What is Obfuscation?
Obfuscation refers to the practice of deliberately making a piece of information hidden, unclear or difficult to understand. It is important to note that this is different from encryption or hashing, as obfuscation does not make it impossible to read, it only makes it harder for unintended recipients to understand. It is still interpretable to those who know how.
For instance, obfuscation can be used to hide information inside of and image or to store payment details in a manner that hides sensitive info such as credit card numbers.
Types of Obfuscation
Steganography
Steganography is a method of obscuring information by embedding it within non-secret data, thus achieving security through obscurity. The information is typically invisible or undetectable to an unintended observer, yet it is still there, hidden in plain sight.
This typically uses a method known as Least Significant Bit (LSB) Insertion.
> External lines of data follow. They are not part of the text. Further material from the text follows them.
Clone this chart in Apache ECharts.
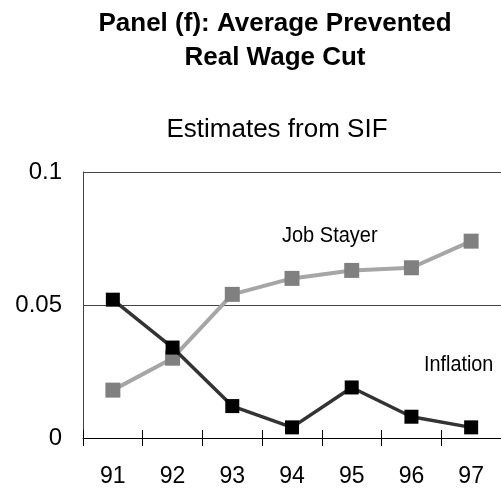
<!DOCTYPE html>
<html>
<head>
<meta charset="utf-8">
<script src="https://cdn.jsdelivr.net/npm/echarts@6/dist/echarts.min.js"></script>
<style>
  html, body { margin: 0; padding: 0; background: #fff; }
  #chart { width: 501px; height: 493px; }
</style>
</head>
<body>
<div id="chart"></div>
<script>
// Years on the horizontal axis
var years = ['91', '92', '93', '94', '95', '96', '97'];
// Average prevented real wage cut, by group
var jobStayer = [0.018, 0.030, 0.054, 0.060, 0.063, 0.064, 0.074];
var inflation = [0.052, 0.034, 0.012, 0.004, 0.019, 0.008, 0.004];
// Vertical axis ticks
var yTicks = [0, 0.05, 0.1];

var FONT = '"Liberation Sans", Arial, Helvetica, sans-serif';

var chart = echarts.init(document.getElementById('chart'), null, { renderer: 'canvas' });

chart.setOption({
  animation: false,
  backgroundColor: '#ffffff',
  title: [
    {
      text: 'Panel (f): Average Prevented\nReal Wage Cut',
      left: 270,
      top: 2,
      textAlign: 'center',
      textStyle: { fontFamily: FONT, fontSize: 26, fontWeight: 'bold', color: '#000', lineHeight: 34 }
    },
    {
      text: 'Estimates from SIF',
      left: 272,
      top: 112,
      textAlign: 'center',
      textStyle: { fontFamily: FONT, fontSize: 26, fontWeight: 'normal', color: '#000' }
    }
  ],
  grid: { left: 83, top: 172, width: 427, height: 266, containLabel: false },
  xAxis: [
    {
      type: 'category',
      data: years,
      boundaryGap: true,
      axisLine: { lineStyle: { color: '#000', width: 1 } },
      axisTick: { show: true, inside: false, length: 8, lineStyle: { color: '#000' } },
      axisLabel: { fontFamily: FONT, fontSize: 23, color: '#000', margin: 27 },
      splitLine: { show: false }
    },
    {
      type: 'category',
      data: years,
      position: 'bottom',
      boundaryGap: true,
      axisLine: { show: false },
      axisTick: { show: true, inside: true, length: 8, lineStyle: { color: '#000' } },
      axisLabel: { show: false },
      splitLine: { show: false }
    }
  ],
  yAxis: {
    type: 'value',
    min: yTicks[0],
    max: yTicks[yTicks.length - 1],
    interval: yTicks[1] - yTicks[0],
    axisLine: { show: true, lineStyle: { color: '#444', width: 1 } },
    axisTick: { show: false },
    axisLabel: {
      fontFamily: FONT, fontSize: 24, color: '#000', margin: 21,
      padding: [8, 0, 0, 0],
      formatter: function (v) { return String(+v.toFixed(2)); }
    },
    splitLine: { show: true, lineStyle: { color: '#444', width: 1 } }
  },
  series: [
    {
      name: 'Job Stayer',
      type: 'line',
      data: jobStayer,
      symbol: 'rect',
      symbolSize: 15,
      lineStyle: { color: '#a6a6a6', width: 4 },
      itemStyle: { color: '#808080' },
      z: 2
    },
    {
      name: 'Inflation',
      type: 'line',
      data: inflation,
      symbol: 'rect',
      symbolSize: 14,
      lineStyle: { color: '#333333', width: 3.5 },
      itemStyle: { color: '#000000' },
      z: 3
    }
  ],
  graphic: [
    {
      type: 'text',
      x: 282,
      y: 236,
      scaleY: 1.1,
      style: {
        text: 'Job Stayer', fontFamily: FONT, fontSize: 20, fill: '#000',
        align: 'left', verticalAlign: 'middle'
      }
    },
    {
      type: 'text',
      x: 424,
      y: 365,
      scaleX: 0.9,
      style: {
        text: 'Inflation', fontFamily: FONT, fontSize: 22, fill: '#000',
        align: 'left', verticalAlign: 'middle'
      }
    }
  ]
});
</script>
</body>
</html>
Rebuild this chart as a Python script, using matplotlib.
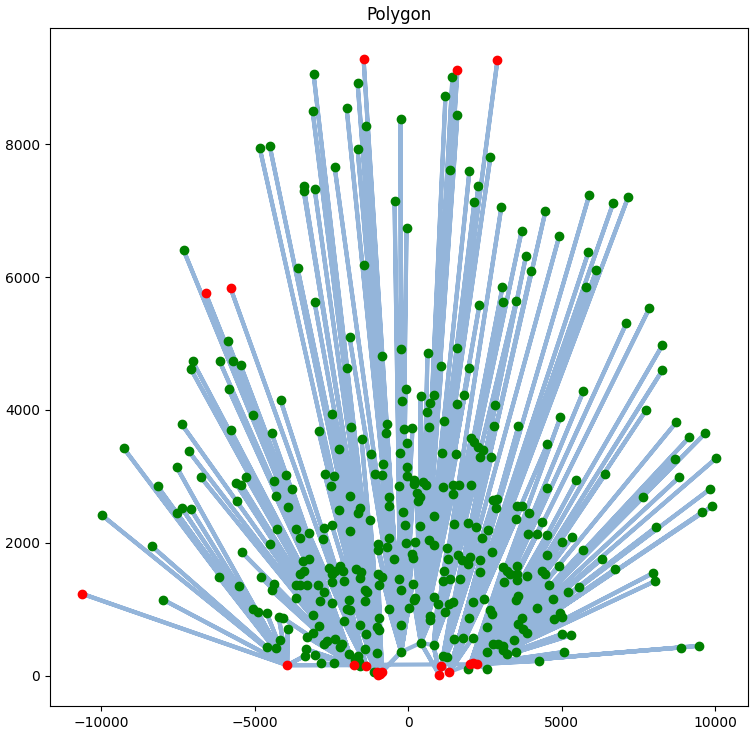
import numpy as np
import matplotlib.pyplot as plt

# vertices, grouped by where they sit (data units)
pts_top = [(-4843, 7952), (-4517, 7982), (-7318, 6403), (-3084, 9059), (-1651, 8929), (-3117, 8508),
           (-2009, 8553), (-1390, 8282), (-1651, 7937), (-2400, 7666), (-3410, 7370), (-3410, 7305),
           (-3052, 7335), (-251, 8387), (-446, 7154), (-55, 6748), (1443, 9018), (1215, 8733),
           (1606, 8448), (1378, 7620), (1997, 7605), (2681, 7816), (2290, 7380), (2160, 7139),
           (3039, 7064), (3700, 6703), (-1430, 6180), (3843, 6327), (4472, 6990), (4928, 6628),
           (5905, 7244), (5872, 6373), (6687, 7124), (7175, 7214)]

pts_left = [(-5885, 5034), (-7025, 4733), (-7090, 4622), (-6145, 4733), (-5722, 4742), (-5462, 4673),
            (-5852, 4312), (-4159, 4147), (-5071, 3921), (-5787, 3695), (-4452, 3650), (-7383, 3785),
            (-9273, 3424), (-7155, 3379), (-7546, 3139), (-6765, 2989), (-5287, 2989), (-5624, 2898),
            (-5439, 2873), (-8165, 2848), (-4387, 2928), (-3996, 3023), (-9989, 2417), (-7546, 2447),
            (-7383, 2522), (-7090, 2507), (-5592, 2622), (-4322, 2697), (-3931, 2537), (-8361, 1950),
            (-4289, 2206), (-4517, 1980), (-5429, 1860), (-6178, 1481), (-5527, 1346), (-4811, 1481),
            (-4387, 1384), (-4452, 1283), (-7990, 1143), (-5071, 1003), (-4908, 958), (-4615, 943),
            (-4224, 883), (-4094, 868), (-3931, 702), (-4192, 541), (-4615, 431), (-4322, 421)]

pts_center = [(-3605, 6132), (-3052, 5621), (-1912, 5094), (-870, 4808), (-251, 4914), (-2009, 4629),
              (629, 4857), (1085, 4659), (1606, 4929), (1997, 4629), (2322, 5585), (3071, 5846),
              (3104, 5621), (3517, 5636), (-87, 4312), (-186, 4136), (401, 4207), (706, 4101),
              (857, 4222), (597, 3966), (1606, 4086), (1834, 4222), (2843, 4071), (2811, 3755),
              (3593, 3755), (-2498, 3936), (-2922, 3680), (-1879, 3740), (-1521, 3560), (-707, 3790),
              (-739, 3650), (-153, 3710), (140, 3725), (694, 3740), (1182, 3830), (-23, 3500),
              (-283, 3350), (-2270, 3410), (-1228, 3335), (-837, 3184), (-1098, 3034), (-857, 3019),
              (-55, 3139), (-23, 3004), (205, 2944), (173, 2888), (498, 2913), (576, 2873),
              (1117, 3350), (1573, 3335), (2041, 3575), (2160, 3515), (2290, 3440), (2453, 3404),
              (2355, 3289), (2713, 3289), (-2726, 3034), (-2433, 3004), (-316, 2853), (1150, 2838),
              (1455, 2873), (1671, 2873), (2062, 2863), (-2531, 2853), (-3788, 2812)]

pts_right = [(4006, 6087), (6133, 6102), (5807, 5846), (7859, 5530), (7110, 5305), (8283, 4974),
             (8283, 4598), (5710, 4282), (7752, 3996), (4961, 3891), (8739, 3816), (9163, 3590),
             (9684, 3650), (8706, 3259), (10041, 3274), (4537, 3485), (8836, 2989), (6426, 3034),
             (5482, 2938), (4537, 2823), (9846, 2812), (7665, 2687), (9912, 2552), (9586, 2462),
             (8077, 2236), (3702, 2552), (3952, 2447), (4375, 2311), (3919, 2136), (4212, 2136),
             (4516, 2121), (5026, 2011), (5352, 2086), (5710, 1895), (4538, 1820), (6329, 1760),
             (6753, 1605), (4929, 1655), (3561, 1524), (3865, 1499), (4353, 1575), (4462, 1524),
             (4603, 1369), (5222, 1259), (5580, 1334), (7990, 1545), (8056, 1424), (4733, 1153),
             (4190, 1018), (3713, 868), (3756, 707), (3865, 642), (4951, 948), (5005, 883),
             (4755, 858), (3463, 532), (5026, 627), (5309, 607), (5092, 356), (4277, 221),
             (8892, 422), (9478, 447)]

pts_bottom = [(-1911, 2697), (-641, 2687), (-641, 2552), (282, 2748), (369, 2687), (304, 2627),
              (1455, 2738), (2780, 2647), (2888, 2662), (2866, 2527), (3540, 2547), (-2269, 2497),
              (-1585, 2527), (-1650, 2447), (-1238, 2347), (-174, 2467), (826, 2402), (1499, 2286),
              (1933, 2296), (2215, 2236), (2617, 2196), (3518, 2362), (-3648, 2211), (-3246, 2146),
              (-3539, 2076), (-2758, 2221), (-2486, 2261), (-2779, 2061), (-1889, 2181), (-641, 2076),
              (-119, 2271), (369, 2251), (-999, 1976), (-988, 1895), (-695, 1936), (-87, 1996),
              (206, 2011), (662, 2046), (826, 1971), (1260, 1920), (2410, 2076), (2736, 1860),
              (-478, 1760), (120, 1835), (141, 1770), (1607, 1820), (1281, 1760), (1748, 1735),
              (2020, 1785), (1933, 1675), (2345, 1735), (3084, 1635), (3214, 1575), (3322, 1535),
              (3561, 1645), (-3431, 1725), (-3246, 1755), (-3539, 1534), (-3409, 1575), (-2595, 1620),
              (-2378, 1575), (-2236, 1645), (-2128, 1575), (-2486, 1534), (-1694, 1610), (-1542, 1560),
              (-1563, 1474), (-999, 1534), (-858, 1484), (-966, 1359), (-315, 1459), (141, 1374),
              (-239, 1294), (1173, 1575), (1347, 1459), (1129, 1424), (1694, 1459), (2324, 1560),
              (3127, 1409), (3540, 1434), (-3648, 1359), (-3518, 1359), (-3300, 1359), (-2953, 1369),
              (-2758, 1259), (-2486, 1409), (-2106, 1424), (-1422, 1294), (-1346, 1259), (-3648, 1169),
              (-2866, 1123), (-2486, 1098), (-1943, 1143), (-1422, 1123), (-641, 1008), (11, 1023),
              (174, 1143), (228, 1174), (826, 1184), (956, 1083), (1205, 958), (1314, 1073),
              (1455, 1103), (2128, 1108), (2475, 1159), (2671, 983), (2725, 923), (3518, 1134),
              (3594, 1194), (-3116, 908), (-1998, 1008), (-1889, 993), (-2106, 818), (-966, 873),
              (-1585, 757), (-1020, 732), (-944, 682), (-239, 757), (695, 898), (717, 833),
              (1987, 873), (2584, 732), (3594, 782), (-3300, 582), (-3116, 647), (-2920, 742),
              (-2736, 472), (-2649, 522), (-2378, 557), (-2236, 432), (-2161, 472), (-1368, 632),
              (-1400, 402), (-1943, 331), (-1650, 301), (-1726, 231), (-1020, 341), (1499, 557),
              (1781, 572), (2107, 572), (2780, 482), (2943, 482), (3105, 442), (3084, 382),
              (2584, 356), (3214, 331), (3518, 356), (-3322, 397), (-3355, 301), (-3051, 306),
              (-2845, 181), (-2432, 181), (-1618, 206), (-1563, 141), (-1107, 56), (1129, 291),
              (1260, 281), (1933, 91), (2584, 91)]

# green vertices that some spikes come down to
green_base = [(-228, 356), (413, 492), (826, 457)]

# red vertices
red_tips = [(-10641, 1233), (-6601, 5756), (-5787, 5831), (-1455, 9290), (1606, 9124), (2910, 9275)]
red_base = [(-3940, 155), (-1780, 155), (-1368, 146), (-1020, 56), (-935, 30), (-1000, 5), (-857, 56),
            (1020, 5), (1075, 140), (1345, 56), (2019, 170), (2128, 196), (2257, 170)]

FOOT_Y = -2000.0


def pick_base(x, y, cands):
    # spikes lean towards a point below the middle of the base
    fx = x * -FOOT_Y / (y - FOOT_Y)
    return min(cands, key=lambda b: abs(b[0] - fx))


green = pts_top + pts_left + pts_center + pts_right + pts_bottom

spikes = []
for p in green + red_tips:
    spikes.append((p, pick_base(p[0], p[1], red_base + green_base)))
for p in green_base:
    spikes.append((p, pick_base(p[0], p[1], red_base)))
spikes.sort(key=lambda s: -np.arctan2(s[0][1] - FOOT_Y, s[0][0]))

poly_x, poly_y = [], []
for tip, base in spikes:
    poly_x += [base[0], tip[0], base[0]]
    poly_y += [base[1], tip[1], base[1]]
poly_x.append(poly_x[0])
poly_y.append(poly_y[0])

fig, ax = plt.subplots(figsize=(7.56, 7.38), dpi=100)
fig.subplots_adjust(left=50 / 756, right=748 / 756, top=1 - 28 / 738, bottom=1 - 706 / 738)

ax.plot(poly_x, poly_y, color='#94b5da', lw=3, zorder=1)

gx = [p[0] for p in green + green_base]
gy = [p[1] for p in green + green_base]
ax.plot(gx, gy, 'o', color='green', ms=6, zorder=2)

rx = [p[0] for p in red_tips + red_base]
ry = [p[1] for p in red_tips + red_base]
ax.plot(rx, ry, 'o', color='red', ms=6, zorder=3)

ax.set_title("Polygon")
plt.savefig("out.png")
plt.close(fig)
This approach substitutes secret data for the least significant bit of each byte in the carrier payload/signal (e.g. an image payload). This allows us to hide information without causing significant changes to the original payload, decreasing the chance of our secret message being detected.
Common Steganography Techniques
There are many forms of steganography as data can be hidden using many unique methods and carrier payloads. Below are some common examples:
- Image Steganography: One of the most common forms is to hide a message within an image file. This process alters pixel values subtly to embed data within the original image, making the changes invisible to the naked eye. You can use this tool to experiment with just one form of Image Steganography!
- Network-based Steganography: In this technique, information is embedded within the unsuspicious packets of data transferred over a network. It can be used by hackers to hide their malicious activities within a network.
- Invisible Watermarks: Often used in printing, invisible watermarks such as tiny yellow dots can be applied by printers. These watermarks are hidden from view but can convey important information and be used to track the source of printed documents.
- Audio Steganography: This method involves embedding a secret message within a digital audio file. Techniques similar to image steganography are used, modifying sound waves to conceal data without significantly affecting the original audio quality. Very subtle background noise can also be added which may represent a message in the form of morse code.
- Video Steganography: This is similar to image steganography but applied on a larger scale. Here, the message is hidden across a sequence of frames, maintaining a balance with the signal-to-noise ratio to avoid detection while increasing the amount of hidden information we can transmit.
- (A signal would be the original video frame, and noise is the hidden data. Maintaining a balance between the two is important to avoid detection.)
Tokenization
Tokenization is a process where sensitive data is replaced with a non-sensitive equivalent known as a token. For example, sensitive information like a UK National Insurance Number might be replaced with a token such as RJ185915b. This token would then represent the sensitive data so that the original information does not get exposed.
This approach is also frequently used in the payment processing industry to protect card numbers during transactions. The key advantage of tokenization is that unlike encryption or hashing; there is no mathematical relation between the original data and the token. Therefore, there is less computational overhead due to a lack of an encryption process.
Additionally, unlike encryption or hashing, tokenization can preserve the data format of the original information. This allows it to be integrated easily into existing systems. See the credit card example below:

Data Masking
Data masking involves the obfuscation or hiding of particular data fields to protect sensitive data such as Personally Identifiable Information (PII). The masked data might still exist in its original form in secure storage but is obscured while in use elsewhere. Different levels of masking may be applied depending on user permissions.
Techniques of data masking include:
- Substituting/Pseudonymisation: Replacing actual data with fictitious data.
- Shuffling: Randomising data within a dataset to disconnect sensitive data from their data owners.
- Encrypting: Applying encryption to hide data to those without the key.
- Redaction/Masking: Using symbols like asterisks to redact data.
- Averaging: Averaging numerical data within a dataset and applying it to all entries.
Each technique ensures that sensitive data remains unreadable to unauthorised users while maintaining its usability for legitimate purposes.